<<<<

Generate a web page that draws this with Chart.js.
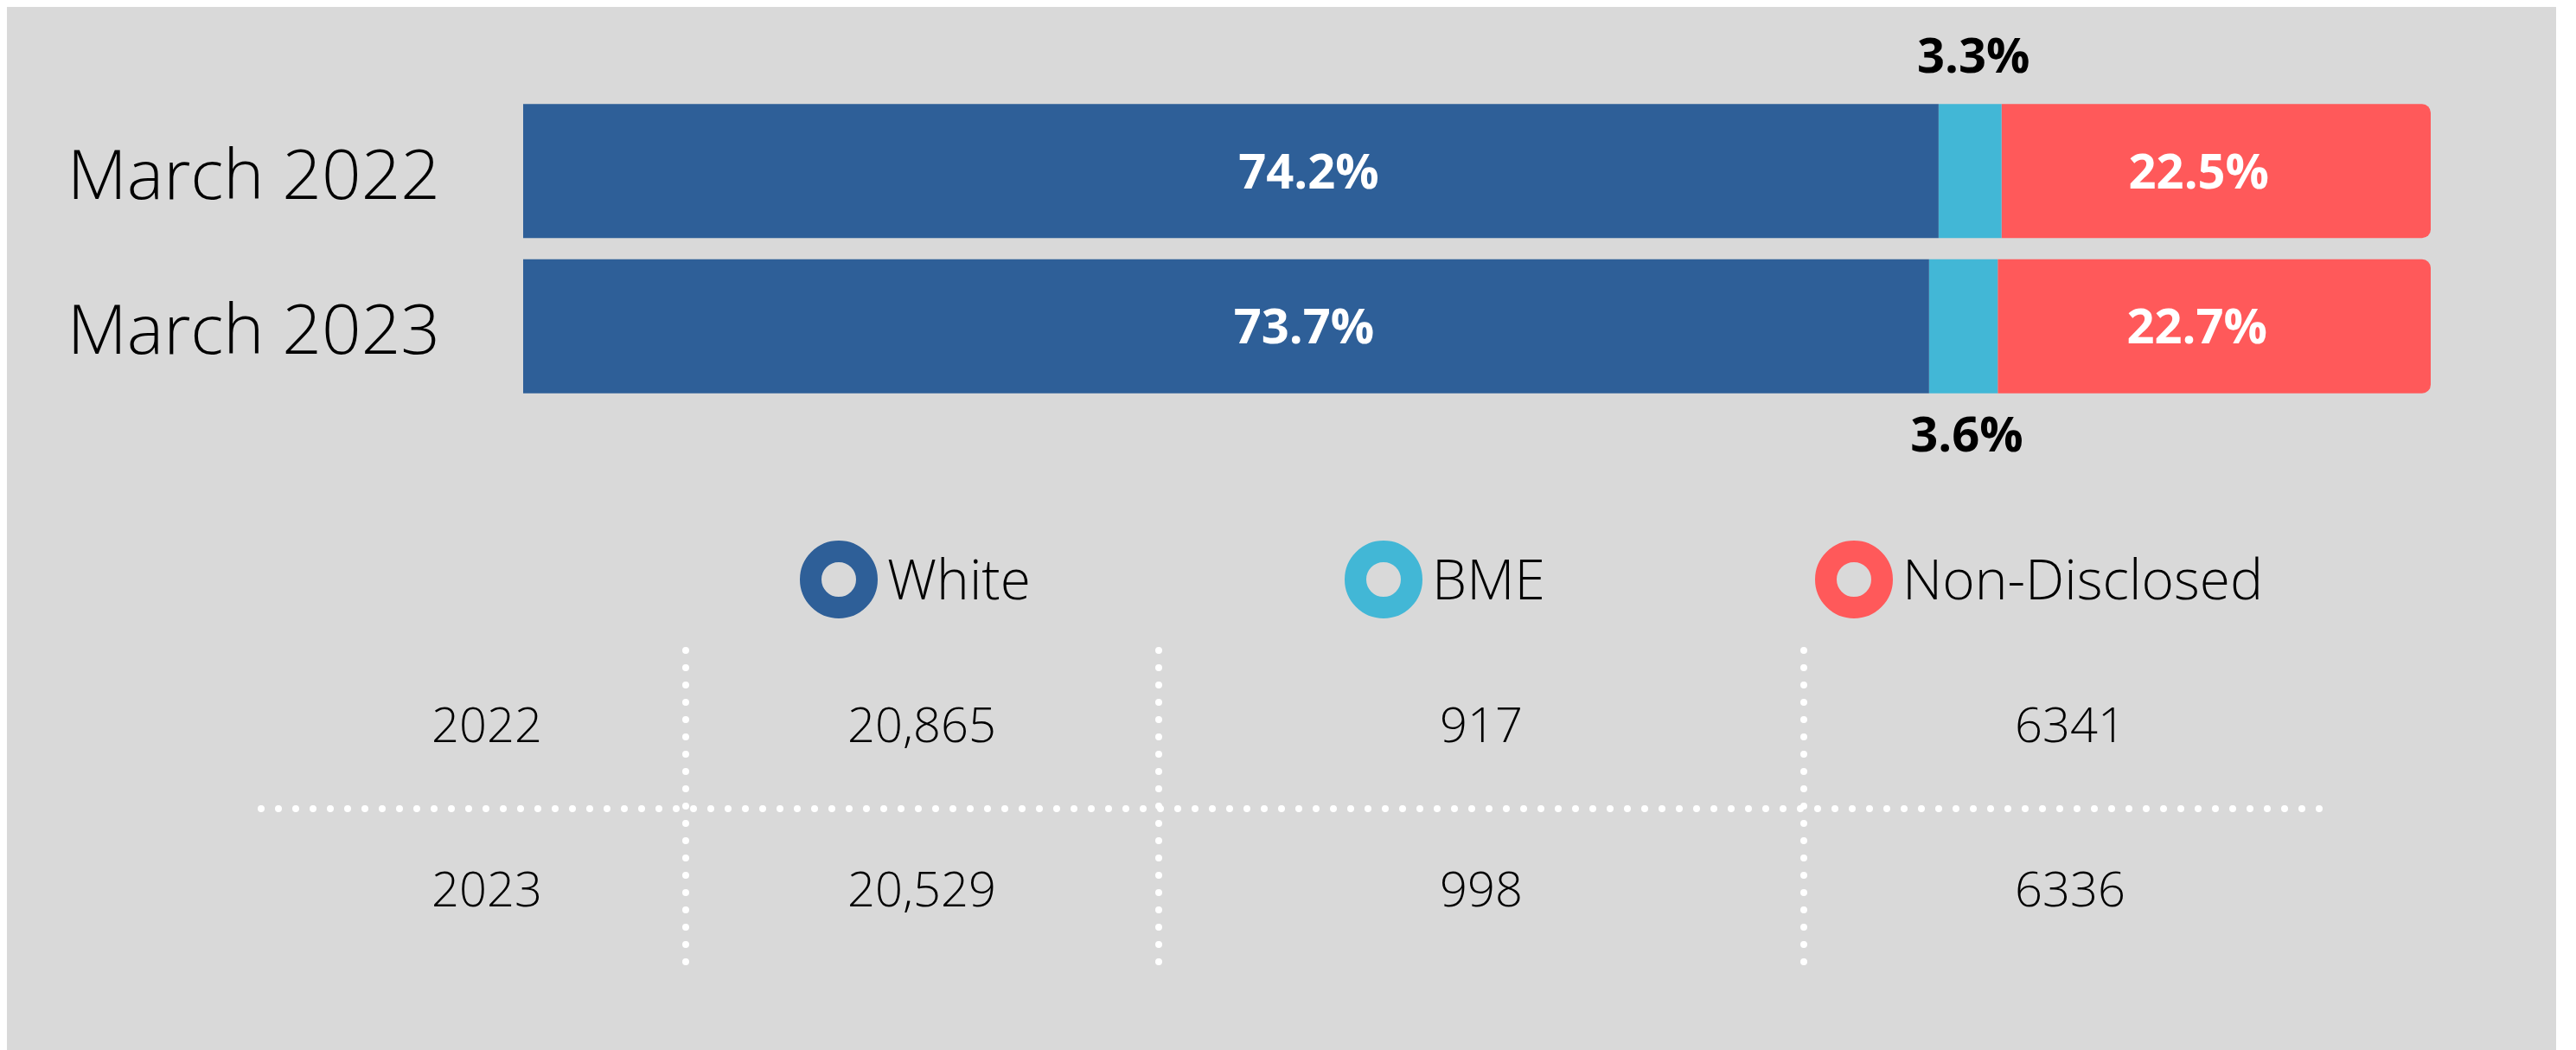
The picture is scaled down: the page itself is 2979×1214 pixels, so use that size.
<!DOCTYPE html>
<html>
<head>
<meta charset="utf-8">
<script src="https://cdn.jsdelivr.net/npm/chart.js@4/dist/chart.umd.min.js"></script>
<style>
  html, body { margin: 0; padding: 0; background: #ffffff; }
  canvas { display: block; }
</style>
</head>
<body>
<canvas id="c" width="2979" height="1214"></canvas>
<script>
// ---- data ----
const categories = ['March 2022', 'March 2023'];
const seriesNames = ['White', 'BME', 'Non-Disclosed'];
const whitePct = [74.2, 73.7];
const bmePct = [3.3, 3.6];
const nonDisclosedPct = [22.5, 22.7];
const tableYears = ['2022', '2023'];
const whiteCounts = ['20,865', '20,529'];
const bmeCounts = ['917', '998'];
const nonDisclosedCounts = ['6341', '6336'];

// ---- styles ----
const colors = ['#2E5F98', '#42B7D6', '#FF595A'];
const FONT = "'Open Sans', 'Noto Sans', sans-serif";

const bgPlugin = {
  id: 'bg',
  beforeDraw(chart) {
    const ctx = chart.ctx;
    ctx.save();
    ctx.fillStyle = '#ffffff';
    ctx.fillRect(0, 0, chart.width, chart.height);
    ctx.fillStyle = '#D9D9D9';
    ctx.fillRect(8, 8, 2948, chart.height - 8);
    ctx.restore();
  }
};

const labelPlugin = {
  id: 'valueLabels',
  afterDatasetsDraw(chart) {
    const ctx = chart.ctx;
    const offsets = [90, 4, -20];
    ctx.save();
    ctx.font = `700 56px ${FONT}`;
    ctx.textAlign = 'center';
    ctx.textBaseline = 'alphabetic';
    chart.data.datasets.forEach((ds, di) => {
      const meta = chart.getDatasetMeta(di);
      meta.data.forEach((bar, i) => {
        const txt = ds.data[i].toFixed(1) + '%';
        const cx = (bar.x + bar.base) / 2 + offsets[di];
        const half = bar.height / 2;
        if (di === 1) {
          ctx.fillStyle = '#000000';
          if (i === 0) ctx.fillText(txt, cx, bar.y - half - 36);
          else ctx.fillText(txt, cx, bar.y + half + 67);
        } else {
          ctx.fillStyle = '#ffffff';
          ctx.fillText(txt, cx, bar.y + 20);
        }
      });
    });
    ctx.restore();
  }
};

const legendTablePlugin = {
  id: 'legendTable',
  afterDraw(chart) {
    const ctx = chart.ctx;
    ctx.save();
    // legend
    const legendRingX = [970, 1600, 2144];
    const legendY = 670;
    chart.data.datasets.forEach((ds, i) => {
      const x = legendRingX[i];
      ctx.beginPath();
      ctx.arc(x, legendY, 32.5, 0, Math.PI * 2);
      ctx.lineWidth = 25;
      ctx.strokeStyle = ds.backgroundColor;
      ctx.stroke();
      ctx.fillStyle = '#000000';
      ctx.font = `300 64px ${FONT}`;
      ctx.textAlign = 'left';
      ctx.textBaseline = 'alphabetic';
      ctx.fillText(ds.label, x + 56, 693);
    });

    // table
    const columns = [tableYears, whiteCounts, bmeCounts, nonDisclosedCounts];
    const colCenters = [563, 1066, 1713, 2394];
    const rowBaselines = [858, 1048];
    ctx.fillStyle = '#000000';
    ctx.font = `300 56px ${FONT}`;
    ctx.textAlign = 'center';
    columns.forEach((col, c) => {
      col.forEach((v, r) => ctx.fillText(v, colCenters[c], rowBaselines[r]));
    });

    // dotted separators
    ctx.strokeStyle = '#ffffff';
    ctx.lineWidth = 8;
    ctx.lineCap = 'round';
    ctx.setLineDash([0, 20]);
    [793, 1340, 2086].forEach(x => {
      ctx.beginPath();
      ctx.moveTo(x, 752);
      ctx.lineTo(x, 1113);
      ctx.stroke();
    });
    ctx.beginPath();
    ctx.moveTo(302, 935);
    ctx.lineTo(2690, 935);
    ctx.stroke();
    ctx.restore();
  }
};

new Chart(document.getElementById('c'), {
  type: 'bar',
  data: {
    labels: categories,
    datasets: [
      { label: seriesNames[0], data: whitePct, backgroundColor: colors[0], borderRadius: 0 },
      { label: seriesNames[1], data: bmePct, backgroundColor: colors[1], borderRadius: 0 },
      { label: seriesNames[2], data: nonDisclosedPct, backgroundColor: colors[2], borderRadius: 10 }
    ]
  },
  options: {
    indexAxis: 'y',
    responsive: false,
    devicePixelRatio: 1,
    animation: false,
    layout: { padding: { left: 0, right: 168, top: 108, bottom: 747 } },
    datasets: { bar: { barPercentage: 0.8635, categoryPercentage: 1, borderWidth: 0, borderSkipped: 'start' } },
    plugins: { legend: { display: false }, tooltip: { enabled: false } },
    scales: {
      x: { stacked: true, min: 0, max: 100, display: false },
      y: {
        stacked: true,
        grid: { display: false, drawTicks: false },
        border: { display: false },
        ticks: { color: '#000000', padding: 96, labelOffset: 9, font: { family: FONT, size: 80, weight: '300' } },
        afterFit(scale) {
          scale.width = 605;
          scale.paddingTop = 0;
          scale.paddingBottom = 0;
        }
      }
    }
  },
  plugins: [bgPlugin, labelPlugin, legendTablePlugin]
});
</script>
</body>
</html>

>>>>

**WHAT YOU ARE ASKED TO DO**
Transcribe the material as is, with images omitted.

**ANSWER TO THIS TASK**
Generate a web page that draws this with Chart.js.
The picture is scaled down: the page itself is 2979×1214 pixels, so use that size.
<!DOCTYPE html>
<html>
<head>
<meta charset="utf-8">
<script src="https://cdn.jsdelivr.net/npm/chart.js@4/dist/chart.umd.min.js"></script>
<style>
  html, body { margin: 0; padding: 0; background: #ffffff; }
  canvas { display: block; }
</style>
</head>
<body>
<canvas id="c" width="2979" height="1214"></canvas>
<script>
// ---- data ----
const categories = ['March 2022', 'March 2023'];
const seriesNames = ['White', 'BME', 'Non-Disclosed'];
const whitePct = [74.2, 73.7];
const bmePct = [3.3, 3.6];
const nonDisclosedPct = [22.5, 22.7];
const tableYears = ['2022', '2023'];
const whiteCounts = ['20,865', '20,529'];
const bmeCounts = ['917', '998'];
const nonDisclosedCounts = ['6341', '6336'];

// ---- styles ----
const colors = ['#2E5F98', '#42B7D6', '#FF595A'];
const FONT = "'Open Sans', 'Noto Sans', sans-serif";

const bgPlugin = {
  id: 'bg',
  beforeDraw(chart) {
    const ctx = chart.ctx;
    ctx.save();
    ctx.fillStyle = '#ffffff';
    ctx.fillRect(0, 0, chart.width, chart.height);
    ctx.fillStyle = '#D9D9D9';
    ctx.fillRect(8, 8, 2948, chart.height - 8);
    ctx.restore();
  }
};

const labelPlugin = {
  id: 'valueLabels',
  afterDatasetsDraw(chart) {
    const ctx = chart.ctx;
    const offsets = [90, 4, -20];
    ctx.save();
    ctx.font = `700 56px ${FONT}`;
    ctx.textAlign = 'center';
    ctx.textBaseline = 'alphabetic';
    chart.data.datasets.forEach((ds, di) => {
      const meta = chart.getDatasetMeta(di);
      meta.data.forEach((bar, i) => {
        const txt = ds.data[i].toFixed(1) + '%';
        const cx = (bar.x + bar.base) / 2 + offsets[di];
        const half = bar.height / 2;
        if (di === 1) {
          ctx.fillStyle = '#000000';
          if (i === 0) ctx.fillText(txt, cx, bar.y - half - 36);
          else ctx.fillText(txt, cx, bar.y + half + 67);
        } else {
          ctx.fillStyle = '#ffffff';
          ctx.fillText(txt, cx, bar.y + 20);
        }
      });
    });
    ctx.restore();
  }
};

const legendTablePlugin = {
  id: 'legendTable',
  afterDraw(chart) {
    const ctx = chart.ctx;
    ctx.save();
    // legend
    const legendRingX = [970, 1600, 2144];
    const legendY = 670;
    chart.data.datasets.forEach((ds, i) => {
      const x = legendRingX[i];
      ctx.beginPath();
      ctx.arc(x, legendY, 32.5, 0, Math.PI * 2);
      ctx.lineWidth = 25;
      ctx.strokeStyle = ds.backgroundColor;
      ctx.stroke();
      ctx.fillStyle = '#000000';
      ctx.font = `300 64px ${FONT}`;
      ctx.textAlign = 'left';
      ctx.textBaseline = 'alphabetic';
      ctx.fillText(ds.label, x + 56, 693);
    });

    // table
    const columns = [tableYears, whiteCounts, bmeCounts, nonDisclosedCounts];
    const colCenters = [563, 1066, 1713, 2394];
    const rowBaselines = [858, 1048];
    ctx.fillStyle = '#000000';
    ctx.font = `300 56px ${FONT}`;
    ctx.textAlign = 'center';
    columns.forEach((col, c) => {
      col.forEach((v, r) => ctx.fillText(v, colCenters[c], rowBaselines[r]));
    });

    // dotted separators
    ctx.strokeStyle = '#ffffff';
    ctx.lineWidth = 8;
    ctx.lineCap = 'round';
    ctx.setLineDash([0, 20]);
    [793, 1340, 2086].forEach(x => {
      ctx.beginPath();
      ctx.moveTo(x, 752);
      ctx.lineTo(x, 1113);
      ctx.stroke();
    });
    ctx.beginPath();
    ctx.moveTo(302, 935);
    ctx.lineTo(2690, 935);
    ctx.stroke();
    ctx.restore();
  }
};

new Chart(document.getElementById('c'), {
  type: 'bar',
  data: {
    labels: categories,
    datasets: [
      { label: seriesNames[0], data: whitePct, backgroundColor: colors[0], borderRadius: 0 },
      { label: seriesNames[1], data: bmePct, backgroundColor: colors[1], borderRadius: 0 },
      { label: seriesNames[2], data: nonDisclosedPct, backgroundColor: colors[2], borderRadius: 10 }
    ]
  },
  options: {
    indexAxis: 'y',
    responsive: false,
    devicePixelRatio: 1,
    animation: false,
    layout: { padding: { left: 0, right: 168, top: 108, bottom: 747 } },
    datasets: { bar: { barPercentage: 0.8635, categoryPercentage: 1, borderWidth: 0, borderSkipped: 'start' } },
    plugins: { legend: { display: false }, tooltip: { enabled: false } },
    scales: {
      x: { stacked: true, min: 0, max: 100, display: false },
      y: {
        stacked: true,
        grid: { display: false, drawTicks: false },
        border: { display: false },
        ticks: { color: '#000000', padding: 96, labelOffset: 9, font: { family: FONT, size: 80, weight: '300' } },
        afterFit(scale) {
          scale.width = 605;
          scale.paddingTop = 0;
          scale.paddingBottom = 0;
        }
      }
    }
  },
  plugins: [bgPlugin, labelPlugin, legendTablePlugin]
});
</script>
</body>
</html>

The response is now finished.